Filter values¶
Filter rows where column matches specified values exactly.
Usage¶
The following are the step's expected inputs and outputs and their specific types.
filter_values(ds_in: dataset, {"param": value}) -> (ds_out: dataset)
where the object {"param": value}
is optional in most cases and if present may contain any of the parameters described in the
corresponding section below.
Example¶
To create a new dataset keeping only those rows where values in the "salary" column are either "low" or "high".
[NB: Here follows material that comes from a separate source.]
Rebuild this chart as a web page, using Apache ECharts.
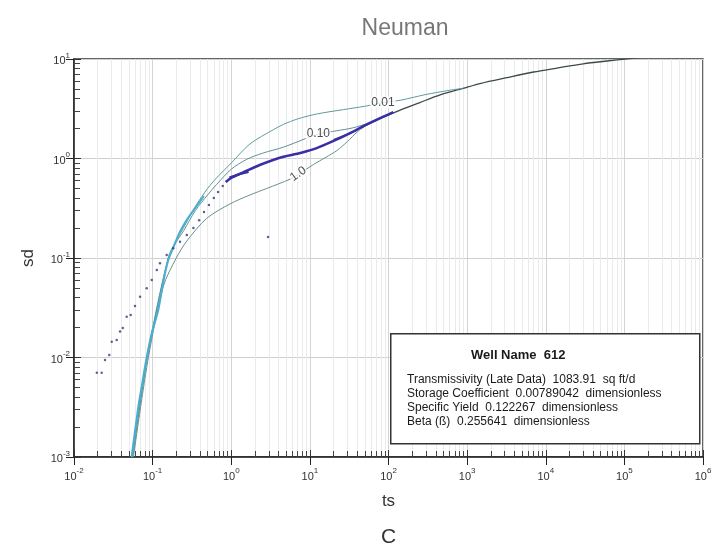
<!DOCTYPE html>
<html>
<head>
<meta charset="utf-8">
<script src="https://cdn.jsdelivr.net/npm/echarts@6/dist/echarts.min.js"></script>
<style>
  html, body { margin: 0; padding: 0; background: #fff; }
  #neuman { width: 716px; height: 550px; }
</style>
</head>
<body>
<div id="neuman"></div>
<script>
  // values (ts = dimensionless time, sd = dimensionless drawdown)
  var xTicks = [0.01, 0.1, 1, 10, 100, 1000, 10000, 100000, 1000000];
  var yTicks = [0.001, 0.01, 0.1, 1, 10];

  // early dots (observed data)
  var dotTs = [0.0195, 0.0225, 0.0248, 0.0281, 0.0302, 0.0349, 0.0385, 0.0417, 0.0468, 0.0526, 0.0597, 0.0692,
               0.0841, 0.0975, 0.113, 0.124, 0.151, 0.183, 0.223, 0.272, 0.33, 0.39, 0.45, 0.52, 0.6, 0.68, 0.78, 2.94];
  var dotSd = [0.00703, 0.00703, 0.00944, 0.0106, 0.0144, 0.015, 0.0182, 0.0198, 0.0257, 0.0267, 0.033, 0.0408,
               0.0496, 0.0601, 0.0757, 0.0885, 0.107, 0.125, 0.146, 0.170, 0.2, 0.24, 0.29, 0.34, 0.4, 0.46, 0.53, 0.163];

  // observed data, continuous part
  var dataTs = [0.85, 1.0, 1.5, 2.3, 4.6, 8, 12.2, 20, 32, 50, 86, 115];
  var dataSd = [0.58, 0.64, 0.74, 0.86, 1.04, 1.15, 1.27, 1.5, 1.79, 2.15, 2.63, 2.92];
  var tailTs = [0.95, 1.3, 1.66];
  var tailSd = [0.64, 0.7, 0.735];

  // early (type A) Theis curve
  var earlyTs = [0.054, 0.0658, 0.0726, 0.084, 0.0975, 0.118, 0.137, 0.158, 0.193, 0.223, 0.28, 0.36, 0.45];
  var earlySd = [0.001, 0.0032, 0.0051, 0.01, 0.0175, 0.03, 0.058, 0.095, 0.141, 0.184, 0.25, 0.33, 0.42];

  // Neuman curves, beta = 0.01 / 0.10 / 1.0
  var b001Ts = [0.055, 0.085, 0.157, 0.2, 0.246, 0.35, 0.5, 0.653, 1.0, 1.73, 3.44, 4.6, 7, 12.2, 26.7, 50, 86, 141, 300, 600, 889];
  var b001Sd = [0.001, 0.01, 0.1, 0.15, 0.2, 0.33, 0.5, 0.64, 0.9, 1.4, 1.95, 2.2, 2.5, 2.8, 3.1, 3.35, 3.65, 3.85, 4.4, 4.85, 5.07];
  var b010Ts = [0.056, 0.086, 0.157, 0.2, 0.25, 0.35, 0.5, 0.653, 1.0, 1.57, 2.5, 4.6, 9.1, 12.8, 22, 35, 60];
  var b010Sd = [0.001, 0.01, 0.097, 0.145, 0.19, 0.3, 0.43, 0.55, 0.78, 0.98, 1.13, 1.3, 1.6, 1.76, 1.9, 2.03, 2.3];
  var b100Ts = [0.057, 0.088, 0.137, 0.2, 0.272, 0.487, 0.966, 1.73, 2.83, 5.6, 7.1, 11.1, 16, 22, 30, 40, 50];
  var b100Sd = [0.001, 0.0098, 0.052, 0.1, 0.148, 0.25, 0.35, 0.43, 0.5, 0.62, 0.69, 0.87, 1.03, 1.2, 1.48, 1.85, 2.1];

  // late (type B) curve
  var lateTs = [20, 32, 50, 86, 141, 250, 454, 889, 1500, 3200, 7000, 13800, 30000, 60000, 110000, 400000];
  var lateSd = [1.55, 1.79, 2.12, 2.6, 3.07, 3.65, 4.35, 5.07, 5.7, 6.5, 7.4, 8.1, 8.95, 9.55, 10.05, 11.2];

  // curve labels
  var curveNames = ['0.01', '0.10', '1.0'];
  var curveLabelTs = [85, 12.8, 7.1];
  var curveLabelSd = [3.65, 1.76, 0.7];

  var boxTitle = 'Well Name  612';
  var boxLines = [
    'Transmissivity (Late Data)  1083.91  sq ft/d',
    'Storage Coefficient  0.00789042  dimensionless',
    'Specific Yield  0.122267  dimensionless',
    'Beta (ß)  0.255641  dimensionless'
  ];

  function pairs(xs, ys) {
    var out = [];
    for (var i = 0; i < xs.length; i++) out.push([xs[i], ys[i]]);
    return out;
  }

  function powLabel(v) {
    var e = Math.round(Math.log(v) / Math.LN10);
    return '{b|10}{e|' + e + '}';
  }

  var font = 'Liberation Sans, Arial, sans-serif';
  var tickRich = {
    b: { fontSize: 11, color: '#333', fontFamily: font, verticalAlign: 'bottom', lineHeight: 15 },
    e: { fontSize: 8, color: '#333', fontFamily: font, verticalAlign: 'top', lineHeight: 15 }
  };

  var chart = echarts.init(document.getElementById('neuman'));

  var curveLine = function (name, data, color, width) {
    return {
      name: name, type: 'line', data: data, showSymbol: false, smooth: 0.3,
      lineStyle: { color: color, width: width }, silent: true, z: 2
    };
  };

  // second copy of each axis: only draws the short inside ticks
  var tickOnlyAxis = function (min, max, split, pos) {
    return {
      type: 'log', logBase: 10, min: min, max: max, splitNumber: split, position: pos,
      axisLine: { show: false },
      axisTick: { show: true, inside: true, length: 7, lineStyle: { color: '#333' } },
      minorTick: { show: true, splitNumber: 9, length: 6, lineStyle: { color: '#444' } },
      axisLabel: { show: false },
      splitLine: { show: false }
    };
  };

  var labelData = [];
  for (var i = 0; i < curveNames.length; i++) {
    labelData.push({
      value: [curveLabelTs[i], curveLabelSd[i]],
      label: { rotate: i === 2 ? 35 : 0 }
    });
  }

  var boxGraphics = [
    {
      type: 'rect', left: 390, top: 333, z: 100,
      shape: { width: 309, height: 110 },
      style: { fill: '#fff', stroke: '#333', lineWidth: 1.5 }
    },
    {
      type: 'text', left: 471, top: 349, z: 101,
      style: { text: boxTitle, font: 'bold 13px ' + font, fill: '#1a1a1a' }
    }
  ];
  for (var k = 0; k < boxLines.length; k++) {
    boxGraphics.push({
      type: 'text', left: 407, top: 374 + k * 14, z: 101,
      style: { text: boxLines[k], font: '12px ' + font, fill: '#1a1a1a' }
    });
  }
  boxGraphics.push({
    type: 'text', left: 381, top: 527, z: 101,
    style: { text: 'C', font: '21px ' + font, fill: '#333' }
  });

  chart.setOption({
    animation: false,
    title: {
      text: 'Neuman', left: 400, top: 12, textAlign: 'center',
      textStyle: { fontFamily: font, fontSize: 23, fontWeight: 'normal', color: '#777' }
    },
    grid: { left: 74, right: 13, top: 59, bottom: 93, show: true, borderColor: '#333', borderWidth: 1.5 },
    xAxis: [
      {
        type: 'log', logBase: 10, min: xTicks[0], max: xTicks[xTicks.length - 1], splitNumber: 8, position: 'bottom',
        name: 'ts', nameLocation: 'middle', nameGap: 36,
        nameTextStyle: { fontFamily: font, fontSize: 17, color: '#333' },
        axisLine: { lineStyle: { color: '#222', width: 1.5 } },
        axisTick: { length: 8, lineStyle: { color: '#222' } },
        axisLabel: { margin: 10, formatter: powLabel, rich: tickRich },
        splitLine: { show: true, lineStyle: { color: '#d4d4d4' } },
        minorTick: { show: false, splitNumber: 9 },
        minorSplitLine: { show: true, lineStyle: { color: '#ebebeb' } }
      },
      tickOnlyAxis(xTicks[0], xTicks[xTicks.length - 1], 8, 'bottom')
    ],
    yAxis: [
      {
        type: 'log', logBase: 10, min: yTicks[0], max: yTicks[yTicks.length - 1], splitNumber: 4, position: 'left',
        name: 'sd', nameLocation: 'middle', nameGap: 37,
        nameTextStyle: { fontFamily: font, fontSize: 17, color: '#333' },
        axisLine: { lineStyle: { color: '#222', width: 1.5 } },
        axisTick: { length: 8, lineStyle: { color: '#222' } },
        axisLabel: { margin: 4, formatter: powLabel, rich: tickRich },
        splitLine: { show: true, lineStyle: { color: '#cfcfcf' } }
      },
      tickOnlyAxis(yTicks[0], yTicks[yTicks.length - 1], 4, 'left')
    ],
    series: [
      curveLine('late', pairs(lateTs, lateSd), '#3d4a4a', 1.3),
      curveLine('beta 0.01', pairs(b001Ts, b001Sd), '#5f9a9c', 1),
      curveLine('beta 0.10', pairs(b010Ts, b010Sd), '#5f9196', 1),
      curveLine('beta 1.0', pairs(b100Ts, b100Sd), '#678f90', 1),
      curveLine('early', pairs(earlyTs, earlySd), '#4aaed0', 2),
      {
        name: 'data', type: 'line', data: pairs(dataTs, dataSd), showSymbol: false, smooth: 0.2,
        lineStyle: { color: '#3a2ea6', width: 2.5 }, z: 4
      },
      {
        name: 'tail', type: 'line', data: pairs(tailTs, tailSd), showSymbol: false,
        lineStyle: { color: '#3a2ea6', width: 2.5 }, z: 4
      },
      {
        name: 'dots', type: 'scatter', data: pairs(dotTs, dotSd), symbolSize: 2.5,
        itemStyle: { color: '#3b3478' }, z: 5
      },
      {
        name: 'labels', type: 'scatter', data: labelData, symbolSize: 0, z: 6,
        label: {
          show: true, position: 'inside', fontFamily: font, fontSize: 12, color: '#222',
          backgroundColor: '#fff', padding: [0, 1],
          formatter: function (p) { return curveNames[p.dataIndex]; }
        }
      }
    ],
    graphic: boxGraphics
  });
</script>
</body>
</html>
filter_values(ds, {"column": "salary", "values": ["low", "high"]}) -> (ds_filtered)
More examples
Or, using the exclude
parameter to drop rows where "salary" values are either "low" or "high":
filter_values(ds, {"column": "salary", "values": ["low", "high"], "exclude": true}) -> (ds_filtered)
Inputs¶
ds_in: dataset
An input dataset to filter.
Outputs¶
ds_out: dataset
A new dataset containing the same columns as the input dataset but only those rows passing the filter condition.
Parameters¶
column: string
Name of column to be matched against the specified values
values: number | string | array[number | string]
Only rows matching these values exactly will be included in the resulting dataset. May be a single value or a list of values to be matched.
Example parameter values:
"the"
["the", "cat"]
2
[2, 3]
exclude: boolean = False
if true
, only rows not matching the specified values
will be included in the resulting dataset.